### RECORDED INFORMATION
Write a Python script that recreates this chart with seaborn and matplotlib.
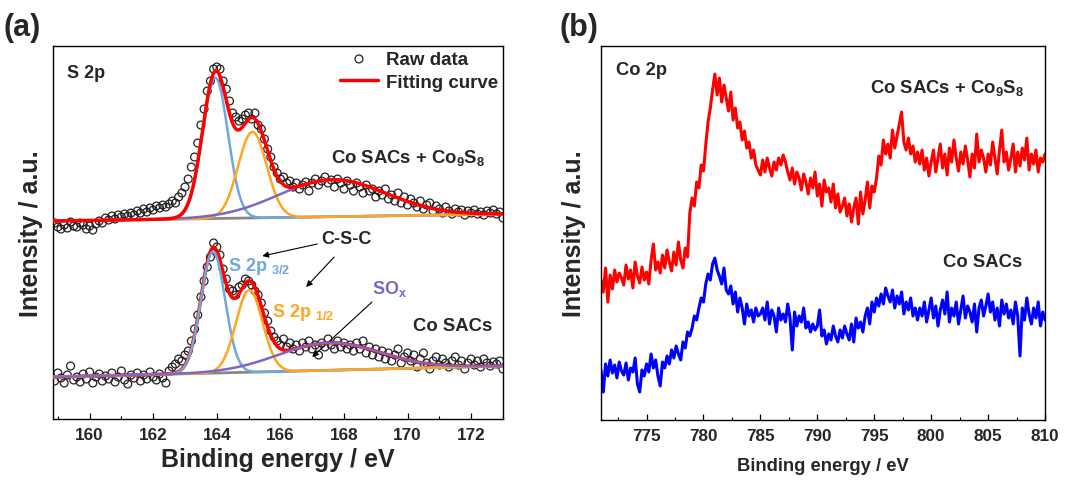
import numpy as np
import pandas as pd
import matplotlib
matplotlib.use("Agg")
import matplotlib.pyplot as plt
import seaborn as sns

# ---------------- data: panel (a) S 2p ----------------
a_start, a_step = 158.9, 0.1
raw_top = [196,192,190,194,191,197,193,192,196,194,190,193,189,195,198,196,201,199,203,200,
           204,202,205,203,206,204,208,206,210,207,211,209,213,211,214,212,
           215,218,216,222,226,232,240,252,262,276,294,310,328,338,350,352,350,338,330,318,
           306,302,298,300,304,306,300,306,294,290,280,270,262,252,246,240,242,236,238,232,
           236,230,234,237,228,236,240,234,238,242,236,239,232,240,236,230,238,234,228,236,
           232,226,234,228,230,222,228,224,230,220,224,218,226,216,222,214,220,216,212,218,
           210,214,216,208,213,210,206,212,208,205,210,207,209,204,208,206,209,205,207,204,
           208,206,209,205,207,201]
raw_bot = [38,46,41,36,44,53,39,42,37,45,40,47,36,42,45,38,43,40,46,37,
           42,48,39,35,44,41,46,38,44,40,47,42,39,45,41,36,
           48,52,55,60,58,64,68,78,90,104,122,138,152,162,176,172,164,150,140,130,
           128,124,132,134,140,138,134,128,124,116,106,98,88,82,78,74,80,72,76,70,
           74,68,76,72,78,70,74,64,76,72,80,74,70,78,72,76,70,74,68,76,
           70,78,66,72,64,70,62,68,60,66,58,64,70,56,62,66,58,64,52,60,
           66,56,50,58,62,54,60,56,52,58,62,54,58,50,56,60,54,58,52,60,
           56,53,57,55,58,50]

# fitted peaks: (S 2p3/2, S 2p1/2, SOx)
peak_names = ["S 2p3/2", "S 2p1/2", "SOx"]
top_centers = [163.95, 165.12, 167.63]
top_heights = [141, 86, 37]
top_sigmas = [0.40, 0.45, 1.70]
top_baseline = [198, 205]          # at x-limits 158.85 and 173.0
bot_centers = [163.88, 165.02, 167.53]
bot_heights = [121.5, 82, 27.4]
bot_sigmas = [0.38, 0.42, 1.60]
bot_baseline = [42, 53]

# ---------------- data: panel (b) Co 2p ----------------
b_start, b_step = 771.0, 0.2
co_mix = [140,128,152,118,145,131,150,138,147,142,
          135,155,141,150,132,158,144,137,153,140,
          148,136,160,176,150,158,147,165,152,170,
          158,149,168,155,178,160,152,172,163,207,
          222,214,238,232,255,249,275,298,312,330,
          346,325,342,318,335,322,309,328,300,312,
          292,298,280,289,272,278,262,270,255,250,
          245,260,248,262,252,244,258,250,262,255,
          265,258,248,240,252,236,248,242,230,246,
          238,226,242,232,248,224,236,214,240,228,
          232,218,236,212,226,208,214,222,204,216,
          198,212,222,196,228,206,220,238,212,234,
          228,242,264,255,280,266,276,262,290,272,
          284,296,308,278,270,282,266,274,258,268,
          256,270,250,262,244,258,270,248,262,276,
          252,266,245,272,258,280,262,249,268,256,
          274,260,243,266,252,286,258,270,262,248,
          266,255,278,262,246,270,290,258,268,250,
          262,276,248,268,254,272,260,282,250,266,
          256,270,248,262,258,266]
co_sac = [50,28,56,44,60,47,55,42,58,49,
          45,57,40,52,48,62,36,28,50,44,
          56,48,66,52,60,44,34,58,52,64,
          56,70,62,74,66,60,78,72,88,84,
          92,104,100,112,122,118,136,146,140,156,
          162,150,144,136,152,130,126,134,116,128,
          108,122,112,96,116,104,110,98,112,104,
          106,112,100,118,96,110,104,88,112,100,
          106,98,116,102,70,108,94,104,98,112,
          92,98,88,96,90,94,110,84,90,76,
          86,80,94,84,78,90,82,94,86,80,
          96,78,102,92,98,88,104,112,96,118,
          108,122,114,126,116,132,124,118,130,112,
          124,116,128,106,118,110,122,104,112,100,
          112,104,118,98,110,122,102,114,94,110,
          120,106,128,98,112,104,118,96,110,124,
          102,114,108,98,116,88,112,120,104,114,
          126,108,118,100,112,94,120,106,116,102,
          110,96,118,104,64,112,100,122,106,96,
          112,102,118,94,108,100]

# ---------------- style ----------------
sns.set_theme(style="white")
plt.rcParams['font.family'] = ['Liberation Sans', 'DejaVu Sans']
plt.rcParams['font.weight'] = 'bold'
plt.rcParams['mathtext.fontset'] = 'custom'
plt.rcParams['mathtext.rm'] = 'Liberation Sans:bold'
plt.rcParams['mathtext.it'] = 'Liberation Sans:bold'
plt.rcParams['mathtext.bf'] = 'Liberation Sans:bold'

C_BLUE = "#6FA8DC"
C_ORANGE = "#FFA51F"
C_PURPLE = "#7B68C4"
C_GRAY = "#888888"
C_RED = "#FF0000"
components_colors = [C_BLUE, C_ORANGE, C_PURPLE]

fig = plt.figure(figsize=(10.87, 4.85), dpi=100)
axa = fig.add_axes([0.0488, 0.134, 0.4139, 0.769])
axb = fig.add_axes([0.5529, 0.132, 0.4085, 0.771])

XLIM_A = (158.85, 173.0)
xa = np.round(a_start + a_step * np.arange(len(raw_top)), 3)
xfine = np.linspace(XLIM_A[0], XLIM_A[1], 600)


def draw_spectrum(ax, raw, centers, heights, sigmas, base, legend, red_on_top):
    bl = base[0] + (base[1] - base[0]) * (xfine - XLIM_A[0]) / (XLIM_A[1] - XLIM_A[0])
    df_raw = pd.DataFrame({"x": xa, "y": raw})
    sns.scatterplot(data=df_raw, x="x", y="y", ax=ax, marker="o", s=32,
                    facecolor="none", edgecolor="#222222", linewidth=0.9,
                    label="Raw data" if legend else None, zorder=2)
    sns.lineplot(x=xfine, y=bl, ax=ax, color=C_GRAY, lw=2.0, zorder=3)
    total = bl.copy()
    for c, h, s, col in zip(centers, heights, sigmas, components_colors):
        comp = h * np.exp(-(xfine - c) ** 2 / (2 * s ** 2))
        total = total + comp
        sns.lineplot(x=xfine, y=bl + comp, ax=ax, color=col, lw=1.8, zorder=4)
    sns.lineplot(x=xfine, y=total, ax=ax, color=C_RED, lw=2.5,
                 zorder=5 if red_on_top else 3.5,
                 label="Fitting curve" if legend else None)


draw_spectrum(axa, raw_top, top_centers, top_heights, top_sigmas, top_baseline, True, True)
draw_spectrum(axa, raw_bot, bot_centers, bot_heights, bot_sigmas, bot_baseline, False, False)

axa.set_xlim(*XLIM_A)
axa.set_ylim(0, 373)
axa.set_xticks([160, 162, 164, 166, 168, 170, 172])
axa.set_xticks(np.arange(159, 174, 1), minor=True)
axa.set_yticks([])
axa.set_xlabel("Binding energy / eV", fontsize=18, fontweight='bold')
axa.set_ylabel("Intensity / a.u.", fontsize=18, fontweight='bold')
axa.xaxis.set_label_coords(0.5, -0.075)
axa.yaxis.set_label_coords(-0.022, 0.5)

leg = axa.legend(loc="upper right", frameon=False, fontsize=13.5,
                 handlelength=2.0, handletextpad=0.45, labelspacing=0.3,
                 borderpad=0.15, borderaxespad=0.1, markerscale=1.0)
for t in leg.get_texts():
    t.set_fontweight('bold')

axa.text(0.031, 0.93, "S 2p", transform=axa.transAxes, fontsize=13,
         fontweight='bold', ha='left', va='center')
axa.text(0.789, 0.703, r"Co SACs + Co$_{9}$S$_{8}$", transform=axa.transAxes,
         fontsize=13.3, fontweight='bold', ha='center', va='center')
axa.text(0.976, 0.25, "Co SACs", transform=axa.transAxes, fontsize=13.3,
         fontweight='bold', ha='right', va='center')
axa.text(168.07, 181, "C-S-C", fontsize=13, fontweight='bold', ha='center', va='center')
axa.text(164.34, 154, r"S 2p $_{3/2}$", color=C_BLUE, fontsize=13,
         fontweight='bold', ha='left', va='center')
axa.text(165.75, 108, r"S 2p $_{1/2}$", color=C_ORANGE, fontsize=13,
         fontweight='bold', ha='left', va='center')
axa.text(168.88, 131, r"SO$_{x}$", color=C_PURPLE, fontsize=13,
         fontweight='bold', ha='left', va='center')
arrow_kw = dict(arrowstyle='-|>', color='black', lw=0.8, mutation_scale=9,
                shrinkA=0, shrinkB=0)
axa.annotate("", xy=(165.43, 163), xytext=(167.16, 175), arrowprops=arrow_kw)
axa.annotate("", xy=(166.81, 132), xytext=(167.69, 162), arrowprops=arrow_kw)
axa.annotate("", xy=(167.0, 62), xytext=(168.88, 117), arrowprops=arrow_kw)

# ---------------- panel (b) ----------------
xb = np.round(b_start + b_step * np.arange(len(co_mix)), 3)
df_b = pd.DataFrame({"x": np.concatenate([xb, xb]),
                     "y": np.concatenate([co_mix, co_sac]),
                     "s": ["mix"] * len(co_mix) + ["sac"] * len(co_sac)})
sns.lineplot(data=df_b, x="x", y="y", hue="s", palette={"mix": C_RED, "sac": "#0000FF"},
             ax=axb, lw=2.2, legend=False, estimator=None, sort=False)
axb.set_xlim(771, 810)
axb.set_ylim(0, 374)
axb.set_xticks([775, 780, 785, 790, 795, 800, 805, 810])
axb.set_xticks(np.arange(772.5, 810, 5), minor=True)
axb.set_yticks([])
axb.set_xlabel("Binding energy / eV", fontsize=13.2, fontweight='bold')
axb.set_ylabel("Intensity / a.u.", fontsize=18, fontweight='bold')
axb.xaxis.set_label_coords(0.5, -0.1)
axb.yaxis.set_label_coords(-0.034, 0.5)
axb.text(0.034, 0.936, "Co 2p", transform=axb.transAxes, fontsize=13.2,
         fontweight='bold', ha='left', va='center')
axb.text(0.78, 0.89, r"Co SACs + Co$_{9}$S$_{8}$", transform=axb.transAxes,
         fontsize=13.3, fontweight='bold', ha='center', va='center')
axb.text(0.86, 0.425, "Co SACs", transform=axb.transAxes, fontsize=13.3,
         fontweight='bold', ha='center', va='center')

for ax in (axa, axb):
    for sp in ax.spines.values():
        sp.set_visible(True)
        sp.set_color('black')
        sp.set_linewidth(1.0)
    ax.tick_params(axis='x', which='both', direction='in', bottom=True, top=False,
                   labelsize=12.3, pad=6, color='black')
    ax.tick_params(axis='x', which='major', length=4, width=0.9)
    ax.tick_params(axis='x', which='minor', length=2.5, width=0.8)
    for lab in ax.get_xticklabels():
        lab.set_fontweight('bold')

fig.text(0.003, 0.942, "(a)", fontsize=22, fontweight='bold', ha='left', va='center')
fig.text(0.515, 0.942, "(b)", fontsize=22, fontweight='bold', ha='left', va='center')

fig.savefig("out.png", dpi=100)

### YOUR OBJECTIVE
Please quote the lines of the material, beginning with the first and ending with the one that contains "56,53,57,55,58,50]", exactly as written and without any pictures.

### THE REPLY
Write a Python script that recreates this chart with seaborn and matplotlib.
import numpy as np
import pandas as pd
import matplotlib
matplotlib.use("Agg")
import matplotlib.pyplot as plt
import seaborn as sns

# ---------------- data: panel (a) S 2p ----------------
a_start, a_step = 158.9, 0.1
raw_top = [196,192,190,194,191,197,193,192,196,194,190,193,189,195,198,196,201,199,203,200,
           204,202,205,203,206,204,208,206,210,207,211,209,213,211,214,212,
           215,218,216,222,226,232,240,252,262,276,294,310,328,338,350,352,350,338,330,318,
           306,302,298,300,304,306,300,306,294,290,280,270,262,252,246,240,242,236,238,232,
           236,230,234,237,228,236,240,234,238,242,236,239,232,240,236,230,238,234,228,236,
           232,226,234,228,230,222,228,224,230,220,224,218,226,216,222,214,220,216,212,218,
           210,214,216,208,213,210,206,212,208,205,210,207,209,204,208,206,209,205,207,204,
           208,206,209,205,207,201]
raw_bot = [38,46,41,36,44,53,39,42,37,45,40,47,36,42,45,38,43,40,46,37,
           42,48,39,35,44,41,46,38,44,40,47,42,39,45,41,36,
           48,52,55,60,58,64,68,78,90,104,122,138,152,162,176,172,164,150,140,130,
           128,124,132,134,140,138,134,128,124,116,106,98,88,82,78,74,80,72,76,70,
           74,68,76,72,78,70,74,64,76,72,80,74,70,78,72,76,70,74,68,76,
           70,78,66,72,64,70,62,68,60,66,58,64,70,56,62,66,58,64,52,60,
           66,56,50,58,62,54,60,56,52,58,62,54,58,50,56,60,54,58,52,60,
           56,53,57,55,58,50]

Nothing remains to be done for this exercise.